(Charts and diagrams as code)
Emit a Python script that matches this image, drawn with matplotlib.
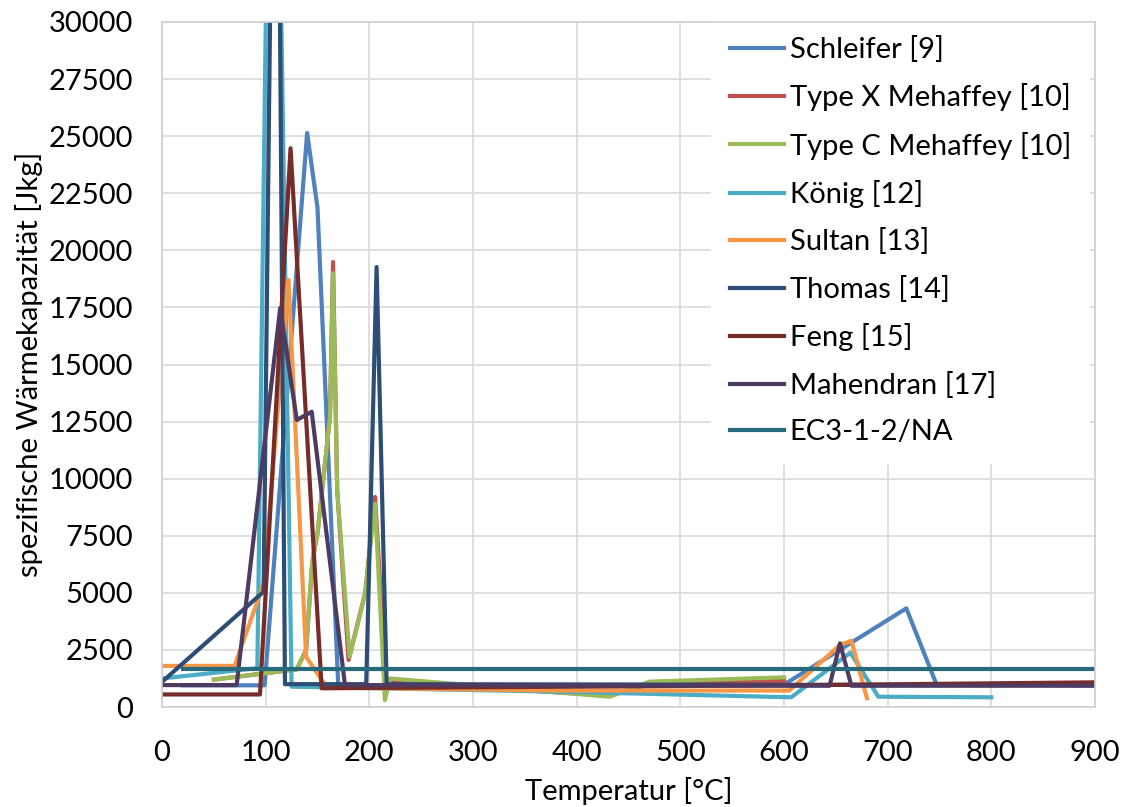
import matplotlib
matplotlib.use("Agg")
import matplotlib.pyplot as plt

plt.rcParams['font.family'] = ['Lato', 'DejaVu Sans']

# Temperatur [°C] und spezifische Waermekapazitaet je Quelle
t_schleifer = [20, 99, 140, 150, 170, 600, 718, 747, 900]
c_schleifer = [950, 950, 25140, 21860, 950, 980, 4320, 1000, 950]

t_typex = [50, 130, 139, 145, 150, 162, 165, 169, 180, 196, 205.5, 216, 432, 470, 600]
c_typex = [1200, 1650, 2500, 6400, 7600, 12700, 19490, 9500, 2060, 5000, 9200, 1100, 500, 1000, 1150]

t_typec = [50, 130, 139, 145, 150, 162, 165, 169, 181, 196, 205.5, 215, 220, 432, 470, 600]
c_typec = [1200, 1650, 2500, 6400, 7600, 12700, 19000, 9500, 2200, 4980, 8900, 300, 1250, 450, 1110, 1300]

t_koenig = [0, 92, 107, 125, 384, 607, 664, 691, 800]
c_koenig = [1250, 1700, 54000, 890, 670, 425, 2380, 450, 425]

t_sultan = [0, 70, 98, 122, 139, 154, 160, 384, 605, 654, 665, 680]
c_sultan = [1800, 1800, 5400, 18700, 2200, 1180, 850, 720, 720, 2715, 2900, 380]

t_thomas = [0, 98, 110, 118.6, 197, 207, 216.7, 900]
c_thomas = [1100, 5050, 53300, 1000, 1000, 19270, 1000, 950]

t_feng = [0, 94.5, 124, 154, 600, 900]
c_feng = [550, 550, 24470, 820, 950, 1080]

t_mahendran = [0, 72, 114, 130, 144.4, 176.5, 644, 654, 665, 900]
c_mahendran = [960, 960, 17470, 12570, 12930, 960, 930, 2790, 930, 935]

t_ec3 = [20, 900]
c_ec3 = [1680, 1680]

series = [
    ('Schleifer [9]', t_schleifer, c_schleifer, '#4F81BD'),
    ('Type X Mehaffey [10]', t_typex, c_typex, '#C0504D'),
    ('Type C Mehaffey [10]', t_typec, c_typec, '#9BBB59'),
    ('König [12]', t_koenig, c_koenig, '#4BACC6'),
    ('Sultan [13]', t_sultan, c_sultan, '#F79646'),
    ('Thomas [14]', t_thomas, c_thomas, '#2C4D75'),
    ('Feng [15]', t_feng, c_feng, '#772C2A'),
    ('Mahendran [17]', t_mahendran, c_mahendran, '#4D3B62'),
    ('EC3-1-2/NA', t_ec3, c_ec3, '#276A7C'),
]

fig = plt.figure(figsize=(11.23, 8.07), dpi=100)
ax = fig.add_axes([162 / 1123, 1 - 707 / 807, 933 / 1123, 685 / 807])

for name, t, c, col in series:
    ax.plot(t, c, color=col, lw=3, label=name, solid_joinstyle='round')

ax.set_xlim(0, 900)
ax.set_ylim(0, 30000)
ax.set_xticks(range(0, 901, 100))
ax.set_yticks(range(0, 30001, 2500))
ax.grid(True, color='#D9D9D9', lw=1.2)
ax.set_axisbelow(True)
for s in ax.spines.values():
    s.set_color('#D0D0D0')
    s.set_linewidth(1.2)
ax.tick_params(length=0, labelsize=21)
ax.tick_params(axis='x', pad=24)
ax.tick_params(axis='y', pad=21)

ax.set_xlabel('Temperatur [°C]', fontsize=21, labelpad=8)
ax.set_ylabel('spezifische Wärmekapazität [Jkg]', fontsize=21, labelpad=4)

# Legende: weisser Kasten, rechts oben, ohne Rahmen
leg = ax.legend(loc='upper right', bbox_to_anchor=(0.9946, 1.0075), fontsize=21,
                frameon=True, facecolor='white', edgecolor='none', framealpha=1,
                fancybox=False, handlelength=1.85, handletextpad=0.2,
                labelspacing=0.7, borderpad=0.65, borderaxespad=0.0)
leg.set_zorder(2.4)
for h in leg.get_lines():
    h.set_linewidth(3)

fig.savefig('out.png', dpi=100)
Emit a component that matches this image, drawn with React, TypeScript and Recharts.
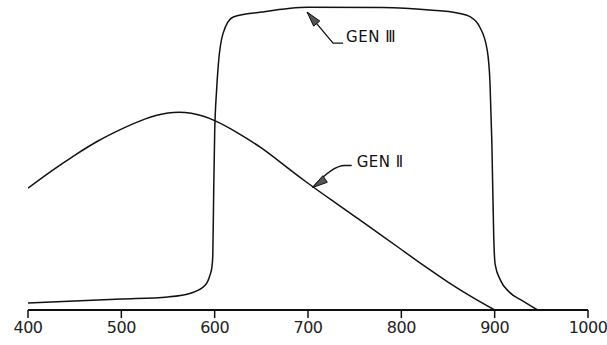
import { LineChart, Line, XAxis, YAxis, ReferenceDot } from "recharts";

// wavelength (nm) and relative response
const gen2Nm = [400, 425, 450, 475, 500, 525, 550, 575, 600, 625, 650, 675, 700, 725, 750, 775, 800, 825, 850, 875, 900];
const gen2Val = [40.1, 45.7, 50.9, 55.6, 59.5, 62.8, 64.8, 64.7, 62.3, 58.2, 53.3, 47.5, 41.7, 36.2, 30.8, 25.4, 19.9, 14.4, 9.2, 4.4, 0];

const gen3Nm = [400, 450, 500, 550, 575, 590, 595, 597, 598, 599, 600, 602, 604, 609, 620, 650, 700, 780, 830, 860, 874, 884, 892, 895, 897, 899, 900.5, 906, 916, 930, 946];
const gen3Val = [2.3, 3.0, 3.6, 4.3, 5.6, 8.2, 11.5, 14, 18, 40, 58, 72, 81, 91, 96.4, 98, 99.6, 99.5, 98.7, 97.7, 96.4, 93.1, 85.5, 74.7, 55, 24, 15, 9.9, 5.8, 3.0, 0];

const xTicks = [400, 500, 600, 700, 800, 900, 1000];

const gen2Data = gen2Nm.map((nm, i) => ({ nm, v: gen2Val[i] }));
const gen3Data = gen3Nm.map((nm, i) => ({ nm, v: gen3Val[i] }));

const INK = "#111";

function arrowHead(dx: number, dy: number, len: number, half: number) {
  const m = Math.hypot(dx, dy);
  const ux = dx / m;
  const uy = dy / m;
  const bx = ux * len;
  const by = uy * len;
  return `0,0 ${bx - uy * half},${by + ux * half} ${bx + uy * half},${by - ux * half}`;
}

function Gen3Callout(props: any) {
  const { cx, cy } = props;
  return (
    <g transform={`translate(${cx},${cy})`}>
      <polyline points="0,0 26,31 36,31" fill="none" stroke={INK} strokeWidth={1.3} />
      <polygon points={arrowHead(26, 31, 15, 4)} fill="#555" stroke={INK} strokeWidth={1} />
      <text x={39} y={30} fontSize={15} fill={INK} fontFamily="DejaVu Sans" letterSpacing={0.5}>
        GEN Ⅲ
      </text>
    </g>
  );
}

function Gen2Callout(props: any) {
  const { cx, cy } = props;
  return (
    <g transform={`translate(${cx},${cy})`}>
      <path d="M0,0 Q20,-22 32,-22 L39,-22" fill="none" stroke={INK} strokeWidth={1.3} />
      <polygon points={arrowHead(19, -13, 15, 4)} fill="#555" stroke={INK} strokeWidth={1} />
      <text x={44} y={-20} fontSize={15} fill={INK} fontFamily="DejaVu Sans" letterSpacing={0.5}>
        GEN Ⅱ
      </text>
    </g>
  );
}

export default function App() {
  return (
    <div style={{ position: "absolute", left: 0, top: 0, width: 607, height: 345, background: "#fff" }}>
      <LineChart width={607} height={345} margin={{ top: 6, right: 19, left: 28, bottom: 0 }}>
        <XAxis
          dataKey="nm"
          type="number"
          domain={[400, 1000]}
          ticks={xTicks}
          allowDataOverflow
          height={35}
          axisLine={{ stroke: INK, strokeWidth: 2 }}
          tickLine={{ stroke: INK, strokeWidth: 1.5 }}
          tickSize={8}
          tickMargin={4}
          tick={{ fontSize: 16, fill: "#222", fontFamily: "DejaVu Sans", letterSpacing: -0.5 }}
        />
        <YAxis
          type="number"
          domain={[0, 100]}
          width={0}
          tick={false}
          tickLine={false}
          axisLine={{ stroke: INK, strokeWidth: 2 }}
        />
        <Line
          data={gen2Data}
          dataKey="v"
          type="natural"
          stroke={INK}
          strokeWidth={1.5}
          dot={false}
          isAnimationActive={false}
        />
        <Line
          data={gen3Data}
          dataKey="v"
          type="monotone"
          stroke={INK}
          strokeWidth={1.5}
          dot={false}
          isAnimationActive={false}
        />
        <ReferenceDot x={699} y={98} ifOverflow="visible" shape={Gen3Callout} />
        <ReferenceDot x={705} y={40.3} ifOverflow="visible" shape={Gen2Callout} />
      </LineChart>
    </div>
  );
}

**Exercise prompt:** Leave out the pictures and restate, word for word, the lines from the top of the data through the line containing "450, 1110, 1300]", both included.

**Written response:**
Emit a Python script that matches this image, drawn with matplotlib.
import matplotlib
matplotlib.use("Agg")
import matplotlib.pyplot as plt

plt.rcParams['font.family'] = ['Lato', 'DejaVu Sans']

# Temperatur [°C] und spezifische Waermekapazitaet je Quelle
t_schleifer = [20, 99, 140, 150, 170, 600, 718, 747, 900]
c_schleifer = [950, 950, 25140, 21860, 950, 980, 4320, 1000, 950]

t_typex = [50, 130, 139, 145, 150, 162, 165, 169, 180, 196, 205.5, 216, 432, 470, 600]
c_typex = [1200, 1650, 2500, 6400, 7600, 12700, 19490, 9500, 2060, 5000, 9200, 1100, 500, 1000, 1150]

t_typec = [50, 130, 139, 145, 150, 162, 165, 169, 181, 196, 205.5, 215, 220, 432, 470, 600]
c_typec = [1200, 1650, 2500, 6400, 7600, 12700, 19000, 9500, 2200, 4980, 8900, 300, 1250, 450, 1110, 1300]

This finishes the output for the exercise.